DC Comics has done a lot of good stuff with the Hanna-Barbera properties, but many of the better ones involved taking the old characters and somehow modernizing them into something very different from the original incarnation.

But then there was Future Quest.  I’d actually read the original series in individual issue form, but seeing how much I was digging some of the other stuff in trade form, I picked up the first volume reprinting the first six issues, and here we are.

Unlike the other Hanna-Barbera-based series, Future Quest actually opts to mostly play the original cartoons straight.  Imagine, if you will, that the various action and superhero cartoons, even the comedic ones, produced by Hanna-Barbera over the years were actually part of a single shared universe.  And that everything would be centered around the cast of Johnny Quest.  It would be as if Stan Lee and Jack Kirby created the entire Marvel Universe, but kept all the action within the pages of Fantastic Four with everyone from Spider-Man to the Silver Surfer making guest appearances to save the day from a single, massive threat.

And that’s what happens here.  And ancient alien intelligence, one that absorbs all organic life that comes into contact within itself, is out there wiping out whole civilizations.  This being has already decimated almost the entire Space Force, an intergalactic police force, with its last member thrusting it into another dimension.  But this being won’t stay there for long.  It’s got its sights set on a new world: the planet Earth.  To stop it, the many heroes of both Earth and beyond will need to unite and bring their individual skills and talents to the task.

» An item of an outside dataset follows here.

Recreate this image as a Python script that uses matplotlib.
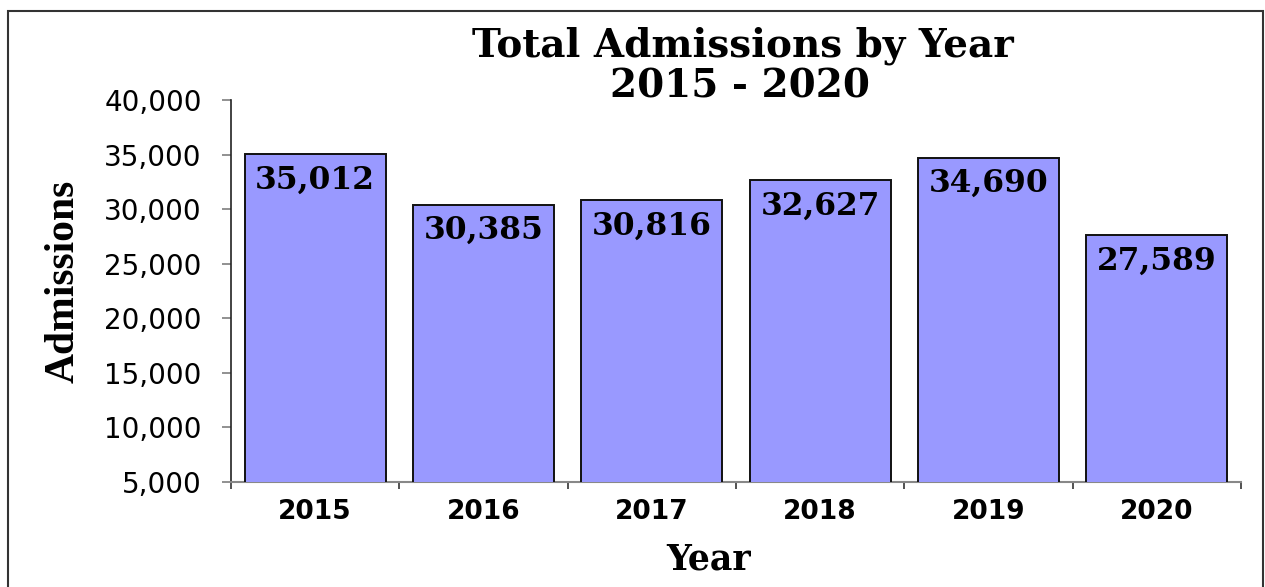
import matplotlib
matplotlib.use("Agg")
import matplotlib.pyplot as plt
from matplotlib.patches import Rectangle
from matplotlib.ticker import FuncFormatter, FixedLocator

years = ["2015", "2016", "2017", "2018", "2019", "2020"]
admissions = [35012, 30385, 30816, 32627, 34690, 27589]
title_lines = ["Total Admissions by Year", "2015 - 2020"]
ylabel = "Admissions"
xlabel = "Year"

W, H = 1265, 587
fig = plt.figure(figsize=(W / 100, H / 100), dpi=100)

# figure border (bottom edge off-canvas)
fig.patches.append(Rectangle((8 / W, -0.05), (1263 - 8) / W, 1.05 - 11 / H,
                             transform=fig.transFigure, fill=False,
                             edgecolor="#333333", linewidth=1.5))

ax = fig.add_axes([231 / W, 1 - 482 / H, (1241 - 231) / W, (482 - 100) / H])
x = list(range(len(years)))
ax.bar(x, admissions, width=0.836, color="#9999FF", edgecolor="#111111",
       linewidth=1.4, zorder=3)
ax.set_xlim(-0.5, len(years) - 0.5)
ax.set_ylim(5000, 40000)
ax.set_yticks(range(5000, 40001, 5000))
ax.yaxis.set_major_formatter(FuncFormatter(lambda v, p: f"{int(v):,}"))

for xi, v in zip(x, admissions):
    ax.annotate(f"{v:,}", (xi, v), xytext=(0, -18.5), textcoords="offset points",
                ha="center", va="center", fontsize=22.5, fontweight="bold",
                family="DejaVu Serif", color="black", zorder=4)

for s in ["top", "right"]:
    ax.spines[s].set_visible(False)
ax.spines["left"].set_color("#222222")
ax.spines["left"].set_linewidth(1.2)
ax.spines["bottom"].set_color("#888888")
ax.spines["bottom"].set_linewidth(1.5)

ax.tick_params(axis="y", direction="out", length=6.7, width=1.3, color="#888888",
               pad=14.4, labelsize=20, labelcolor="black")
for t in ax.get_yticklabels():
    t.set_family("DejaVu Sans")

ax.set_xticks(x)
ax.set_xticklabels(years, fontsize=19, fontweight="bold", family="DejaVu Sans")
ax.tick_params(axis="x", which="major", length=0, pad=12)
ax.xaxis.set_minor_locator(FixedLocator([i - 0.5 for i in range(len(years) + 1)]))
ax.tick_params(axis="x", which="minor", direction="out", length=5, width=1.2,
               color="#333333")

fig.text(743 / W, 1 - 46 / H, title_lines[0], ha="center", va="center",
         fontsize=28, fontweight="bold", family="DejaVu Serif")
fig.text(740 / W, 1 - 87 / H, title_lines[1], ha="center", va="center",
         fontsize=28, fontweight="bold", family="DejaVu Serif")
fig.text(709 / W, 1 - 560 / H, xlabel, ha="center", va="center",
         fontsize=25, fontweight="bold", family="DejaVu Serif")
fig.text(64 / W, 1 - 281 / H, ylabel, ha="center", va="center", rotation=90,
         fontsize=30, fontweight="bold", family="Liberation Serif")

fig.savefig("out.png", dpi=100, facecolor="white")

At the center of this is the Quest family.  Dr. Quest’s longtime opponent Dr. Zin is working to bring the entity to Earth under the mistaken assumption that he can control it.  Benton Quest in turn reaches out to the SHIELD-like Inter-nation, the agency Race Bannon works for, to get some additional agents, and during the course of the adventure, more heroes will arrive to help.

You know, I wasn’t much of a Johnny Quest fan when I was a kid, so I don’t know off-hand how much of the Quest stuff here comes from that show or was borrowed (perhaps inadvertently) from The Venture Brothers.

But really, aside from the fact that writer (and sometimes artist) Jeff Parker is not afraid to kill off some characters, this one is just like a Silver Age-style tribute to a lot of characters.  We may see Johnny Quest and his friends and family in the middle of things, but there are nice roles given to characters like Space Ghost, Birdman, the Impossibles, The Herculoids, Mightor, and Frankenstein Jr.  If the book has a weakness, it isn’t so much the huge cast as it is the way the narrative bounces around to tell side stories that have less to do with the main narrative than establish a backstory for yet another new character.  I don’t mind the new characters, or even giving them backstory, but when the fate of the Earth is so uncertain, maybe we don’t need an unrelated two part Impossibles story happening somewhere else.  8.5 out of 10 rampaging dinosaurs.